Three cases regarding Rules of origin:
- Goods totally produced/manufactured in ASEAN: "Certificate of Origin" will mention that goods originated from ASEAN and they will get preferential/zero duty.
- Inputs purchased from China, value addition happened in ASEAN and then goods are reaching into India: Goods will be considered originating from ASEAN if the value addition in China is less than 60%.
- Some value addition happened in ASEAN, then goods/inputs purchased by China and then entering into India: It will always be treated as goods originating from China and they will not get benefits under ASEAN FTA.

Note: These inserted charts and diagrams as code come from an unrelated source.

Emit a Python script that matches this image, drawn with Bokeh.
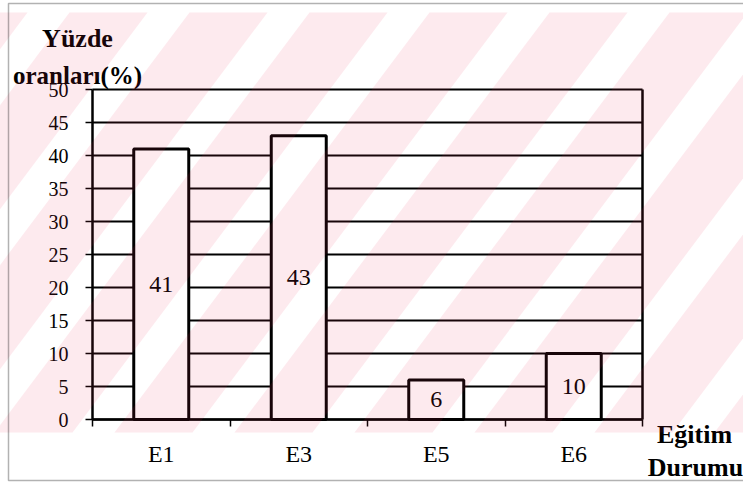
from bokeh.plotting import figure
from bokeh.models import (FixedTicker, Label, BoxAnnotation,
                          ColumnDataSource, Range1d)
from bokeh.core.properties import value
from bokeh.embed import file_html
from bokeh.resources import INLINE

# ---- data ----
categories = ["E1", "E3", "E5", "E6"]
values = [41, 43, 6, 10]
y_ticks = [0, 5, 10, 15, 20, 25, 30, 35, 40, 45, 50]
title_lines = ["Yüzde", "oranları(%)"]
x_title_lines = ["Eğitim", "Durumu"]

# ---- layout constants (pixels) ----
W, H = 743, 483
FR_L, FR_R, FR_T, FR_B = 5, W, 1, 482                # drawing frame
BOX_L, BOX_T, BOX_B = 8, 3, 480                      # outer border (open at right)
PA_L, PA_R, PA_T, PA_B = 92, 642, 89, 419            # plot area
FONT = "Liberation Serif"
BAR_W = 0.4

n = len(categories)
ymax = y_ticks[-1]
xppu = (PA_R - PA_L) / n
yppu = (PA_B - PA_T) / ymax
x_start = -(PA_L - FR_L) / xppu
x_end = n + (FR_R - PA_R) / xppu
y_start = -(FR_B - PA_B) / yppu
y_end = ymax + (PA_T - FR_T) / yppu

def dx(px):
    return x_start + (px - FR_L) / xppu

def dy(py):
    return y_end - (py - FR_T) / yppu

centers = [i + 0.5 for i in range(n)]
bounds = [float(i) for i in range(n + 1)]

src = ColumnDataSource(dict(
    x=centers, top=values, mid=[v / 2 for v in values],
    lbl=[str(v) for v in values]))

p = figure(width=W, height=H, output_backend="svg", toolbar_location=None,
           x_range=Range1d(x_start, x_end), y_range=Range1d(y_start, y_end),
           min_border_left=FR_L, min_border_right=W - FR_R,
           min_border_top=FR_T, min_border_bottom=H - FR_B)
p.border_fill_color = "white"
p.background_fill_color = "white"
p.outline_line_color = None
p.xgrid.visible = False
p.ygrid.visible = False

# ---- outer border (left, top, bottom) ----
p.add_layout(BoxAnnotation(left=BOX_L, right=W + 10, top=BOX_T, bottom=BOX_B,
                           left_units="canvas", right_units="canvas",
                           top_units="canvas", bottom_units="canvas",
                           fill_alpha=0, line_color="black", line_width=1.5,
                           level="overlay"))

# ---- gridlines and plot-area border ----
p.segment(x0=[0] * len(y_ticks), x1=[n] * len(y_ticks), y0=y_ticks, y1=y_ticks,
          line_color="black", line_width=2)
p.segment(x0=[n], x1=[n], y0=[0], y1=[ymax], line_color="black", line_width=2.5)

# ---- bars ----
p.vbar(x="x", top="top", width=BAR_W, source=src, fill_color="white",
       line_color="black", line_width=3)
p.text(x="x", y="mid", text="lbl", source=src, text_align="center",
       text_baseline="middle", text_font=value(FONT), text_font_size="24px",
       text_color="black")

# ---- watermark: faint translucent pink diagonal bands on top of everything ----
WM_TOP, WM_BOTTOM = 12, 432
ratio = 0.75
sx, sy = [], []
for k in range(-1, 11):
    x0 = 36 + 42 + k * 120
    sx.append([dx(x0 - WM_TOP * ratio), dx(x0 + 78 - WM_TOP * ratio),
               dx(x0 + 78 - WM_BOTTOM * ratio), dx(x0 - WM_BOTTOM * ratio)])
    sy.append([dy(WM_TOP), dy(WM_TOP), dy(WM_BOTTOM), dy(WM_BOTTOM)])
p.patches(xs=sx, ys=sy, fill_color="#eb325a", fill_alpha=0.1, line_color=None,
          level="overlay")

# ---- axes ----
ya = p.yaxis[0]
ya.fixed_location = 0
ya.bounds = (0, ymax)
ya.ticker = FixedTicker(ticks=y_ticks)
ya.major_tick_out = 7
ya.major_tick_in = 0
ya.minor_tick_line_color = None
ya.major_label_standoff = 17
ya.major_label_text_font = FONT
ya.major_label_text_font_size = "20px"
ya.major_label_text_color = "black"
ya.axis_line_width = 2.5
ya.major_tick_line_width = 1.5

xa = p.xaxis[0]
xa.fixed_location = 0
xa.bounds = (0, n)
xa.ticker = FixedTicker(ticks=centers, minor_ticks=bounds)
xa.major_label_overrides = {c: cat for c, cat in zip(centers, categories)}
xa.major_tick_out = 0
xa.major_tick_in = 0
xa.minor_tick_out = 7
xa.minor_tick_in = 0
xa.minor_tick_line_color = "black"
xa.minor_tick_line_width = 1.5
xa.major_label_standoff = 14
xa.major_label_text_font = FONT
xa.major_label_text_font_size = "24px"
xa.major_label_text_color = "black"
xa.axis_line_width = 2.5

# ---- titles ----
def canvas_label(text, x, y_top, size):
    p.add_layout(Label(x=x, y=y_top, x_units="canvas", y_units="canvas",
                       text=text, text_font=FONT, text_font_size=size,
                       text_font_style="bold", text_align="center",
                       text_baseline="alphabetic", text_color="black"))

canvas_label(title_lines[0], 77, 38, "26px")
canvas_label(title_lines[1], 77, 75, "25px")
canvas_label(x_title_lines[0], 694, 434, "26px")
canvas_label(x_title_lines[1], 695, 467, "26px")

open("out.html", "w").write(file_html(p, INLINE))
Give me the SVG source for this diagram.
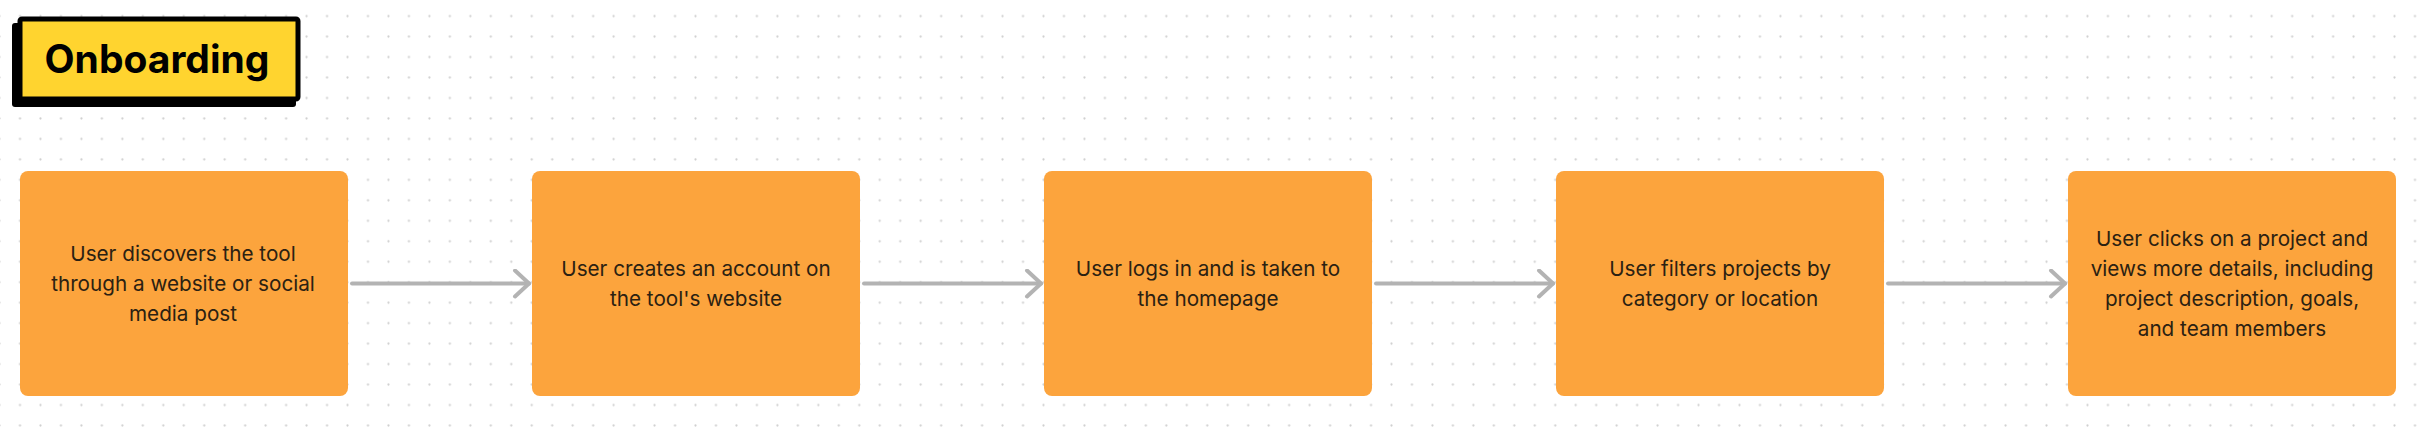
<svg xmlns="http://www.w3.org/2000/svg" width="2432" height="428" viewBox="0 0 2432 428">
<defs>
<pattern id="dots" patternUnits="userSpaceOnUse" x="9.77" y="5.9" width="20.47" height="20.47">
<circle cx="10.235" cy="10.235" r="1.1" fill="#cfcfcf"/>
</pattern>
<marker id="chev" viewBox="0 0 20 30" refX="17" refY="15" markerWidth="20" markerHeight="30" markerUnits="userSpaceOnUse" orient="auto">
<path d="M3 2 L17 15 L3 28" fill="none" stroke="#b3b3b3" stroke-width="4" stroke-linecap="round" stroke-linejoin="round"/>
</marker>
<style>
.node rect{fill:#fca43d;}
.node text{font-family:Inter,"Noto Sans","Liberation Sans",sans-serif;font-size:20.7px;fill:#2b2112;text-anchor:middle;}
.conn line{stroke:#b3b3b3;stroke-width:4;stroke-linecap:round;marker-end:url(#chev);}
.title text{font-family:Inter,"Liberation Sans",sans-serif;font-size:39px;font-weight:700;fill:#000;text-anchor:middle;}
</style>
</defs>
<rect width="2432" height="428" fill="#ffffff"/>
<rect width="2432" height="428" fill="url(#dots)"/>
<g id="title" class="title">
<rect x="12" y="23" width="284" height="84" rx="3" fill="#000"/>
<rect x="20" y="19" width="278" height="80" rx="2" fill="#ffd42f" stroke="#000" stroke-width="5"/>
<text x="157" y="73">Onboarding</text>
</g>
<g id="connectors" class="conn">
<line x1="352" y1="283.5" x2="529" y2="283.5"/>
<line x1="864" y1="283.5" x2="1041" y2="283.5"/>
<line x1="1376" y1="283.5" x2="1553" y2="283.5"/>
<line x1="1888" y1="283.5" x2="2065" y2="283.5"/>
</g>
<g id="node1" class="node">
<rect x="20" y="171" width="328" height="225" rx="8"/>
<text x="183" y="260.5">User discovers the tool</text>
<text x="183" y="290.5">through a website or social</text>
<text x="183" y="320.5">media post</text>
</g>
<g id="node2" class="node">
<rect x="532" y="171" width="328" height="225" rx="8"/>
<text x="696" y="275.5">User creates an account on</text>
<text x="696" y="305.5">the tool's website</text>
</g>
<g id="node3" class="node">
<rect x="1044" y="171" width="328" height="225" rx="8"/>
<text x="1208" y="275.5">User logs in and is taken to</text>
<text x="1208" y="305.5">the homepage</text>
</g>
<g id="node4" class="node">
<rect x="1556" y="171" width="328" height="225" rx="8"/>
<text x="1720" y="275.5">User filters projects by</text>
<text x="1720" y="305.5">category or location</text>
</g>
<g id="node5" class="node">
<rect x="2068" y="171" width="328" height="225" rx="8"/>
<text x="2232" y="245.5">User clicks on a project and</text>
<text x="2232" y="275.5">views more details, including</text>
<text x="2232" y="305.5">project description, goals,</text>
<text x="2232" y="335.5">and team members</text>
</g>
</svg>
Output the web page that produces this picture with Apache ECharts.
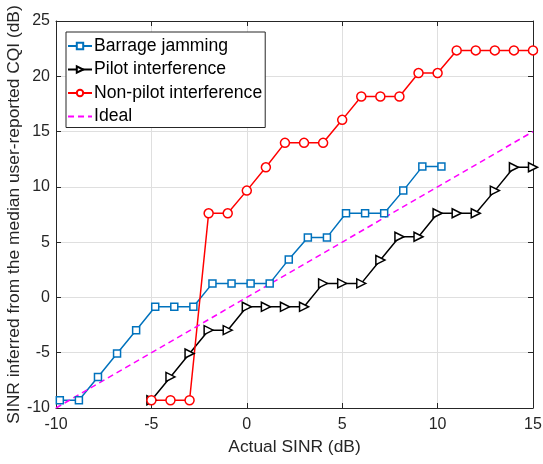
<!DOCTYPE html>
<html><head><meta charset="utf-8">
<script src="https://cdn.jsdelivr.net/npm/echarts@6/dist/echarts.min.js"></script>
<style>html,body{margin:0;padding:0;background:#fff}#c{width:543px;height:464px}</style>
</head><body><div id="c"></div>
<script>
const barrageX = [-9.8,-8.8,-7.8,-6.8,-5.8,-4.8,-3.8,-2.8,-1.8,-0.8,0.2,1.2,2.2,3.2,4.2,5.2,6.2,7.2,8.2,9.2,10.2];
const barrageY = [-9.3,-9.3,-7.19,-5.07,-2.96,-0.85,-0.85,-0.85,1.27,1.27,1.27,1.27,3.44,5.43,5.43,7.61,7.61,7.61,9.66,11.83,11.83];
const pilotX = [-5,-4,-3,-2,-1,0,1,2,3,4,5,6,7,8,9,10,11,12,13,14,15];
const pilotY = [-9.3,-7.19,-5.07,-2.96,-2.96,-0.85,-0.85,-0.85,-0.85,1.27,1.27,1.27,3.38,5.49,5.49,7.61,7.61,7.61,9.66,11.77,11.77];
const nonPilotX = [-5,-4,-3,-2,-1,0,1,2,3,4,5,6,7,8,9,10,11,12,13,14,15];
const nonPilotY = [-9.3,-9.3,-9.3,7.61,7.61,9.66,11.77,13.98,13.98,13.98,16.06,18.17,18.17,18.17,20.29,20.29,22.34,22.34,22.34,22.34,22.34];
const idealX = [-10,15];
const idealY = [-10,15];
const seriesNames = ['Barrage jamming','Pilot interference','Non-pilot interference','Ideal'];
const xTicks = [-10,15,5];
const yTicks = [-10,25,5];

const pair = (xs, ys) => xs.map((x,i)=>[x, ys[i]]);
const FONT = 'Liberation Sans';
const FS = 16;
const FT = 17.4;
const chart = echarts.init(document.getElementById('c'));
const axisLine = {show:true, onZero:false, lineStyle:{color:'#262626', width:1}};
const tick = {show:true, inside:true, length:5, lineStyle:{color:'#262626'}};
chart.setOption({
  animation:false,
  textStyle:{fontFamily:FONT},
  grid:{left:56, right:10, top:21, bottom:56, containLabel:false, outerBoundsMode:'none'},
  legend:{
    orient:'vertical', left:66, top:32,
    backgroundColor:'#fff', borderColor:'#262626', borderWidth:1,
    padding:[5,3,2,1], itemGap:5.5, itemWidth:24, itemHeight:8,
    textStyle:{fontFamily:FONT, fontSize:17.6, color:'#000', padding:[0,0,0,-3]},
    data:seriesNames
  },
  xAxis:[{
    type:'value', min:xTicks[0], max:xTicks[1], interval:xTicks[2],
    name:'Actual SINR (dB)', nameLocation:'middle', nameGap:31, nameMoveOverlap:false,
    nameTextStyle:{fontFamily:FONT, fontSize:FT, color:'#262626'},
    axisLine, axisTick:tick,
    axisLabel:{fontFamily:FONT, fontSize:FS, color:'#262626', margin:9},
    splitLine:{show:true, lineStyle:{color:'#dfdfdf', width:1}}
  },{
    type:'value', position:'top', min:xTicks[0], max:xTicks[1], interval:xTicks[2],
    axisLine, axisTick:tick, axisLabel:{show:false}, splitLine:{show:false}
  }],
  yAxis:[{
    type:'value', min:yTicks[0], max:yTicks[1], interval:yTicks[2],
    name:'SINR inferred from the median user-reported CQI (dB)', nameLocation:'middle', nameGap:33, nameMoveOverlap:false,
    nameTextStyle:{fontFamily:FONT, fontSize:FT, color:'#262626'},
    axisLine, axisTick:tick,
    axisLabel:{fontFamily:FONT, fontSize:FS, color:'#262626', margin:6},
    splitLine:{show:true, lineStyle:{color:'#dfdfdf', width:1}}
  },{
    type:'value', position:'right', min:yTicks[0], max:yTicks[1], interval:yTicks[2],
    axisLine, axisTick:tick, axisLabel:{show:false}, splitLine:{show:false}
  }],
  series:[
    {name:seriesNames[0], type:'line', data:pair(barrageX, barrageY), symbol:'rect', symbolSize:7,
     showAllSymbol:true,
     lineStyle:{color:'#0072BD', width:1.5}, itemStyle:{color:'#fff', borderColor:'#0072BD', borderWidth:1.5}, color:'#0072BD'},
    {name:seriesNames[1], type:'line', data:pair(pilotX, pilotY), symbol:'triangle', symbolRotate:-90, symbolSize:9,
     showAllSymbol:true,
     lineStyle:{color:'#000', width:1.5}, itemStyle:{color:'#fff', borderColor:'#000', borderWidth:1.5}, color:'#000'},
    {name:seriesNames[2], type:'line', data:pair(nonPilotX, nonPilotY), symbol:'circle', symbolSize:9,
     showAllSymbol:true,
     lineStyle:{color:'#FF0000', width:1.5}, itemStyle:{color:'#fff', borderColor:'#FF0000', borderWidth:1.5}, color:'#FF0000'},
    {name:seriesNames[3], type:'line', data:pair(idealX, idealY), symbol:'none',
     lineStyle:{color:'#FF00FF', width:1.5, type:[6,4]}, itemStyle:{color:'rgba(0,0,0,0)', borderColor:'rgba(0,0,0,0)'}, color:'#FF00FF'}
  ]
});
</script></body></html>
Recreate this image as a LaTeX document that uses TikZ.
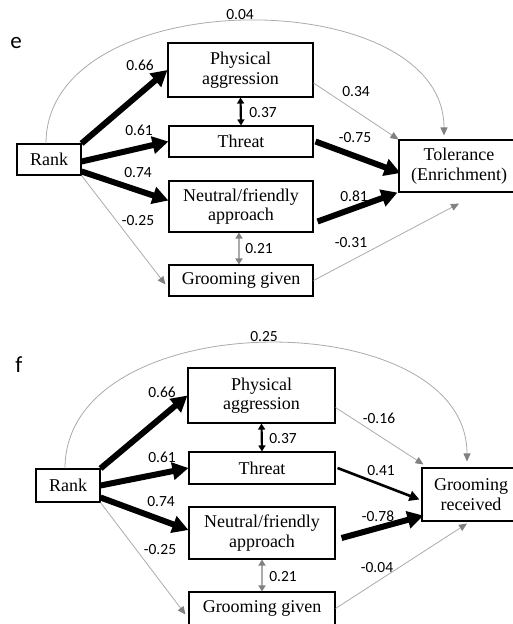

The rules of origin enable the preferential agreements to be correctly implemented, which promotes the development of trade and encourages investment. Measures that can ensure their productive use include:
- Clearly defined terms and procedures, where any changes are published promptly.
- Ensuring that they do not create restrictive, distorting, or disruptive effects on international trade and do not require the fulfillment of conditions not related to manufacturing or processing of the product in question.
- Administering the rules in a consistent, uniform, impartial, and reasonable manner.
- Facilitating review of any administrative action in relation to the determination of origin by judicial, arbitral, or administrative tribunals.
- Non-disclosure of confidential information without the specific permission of the person providing such information.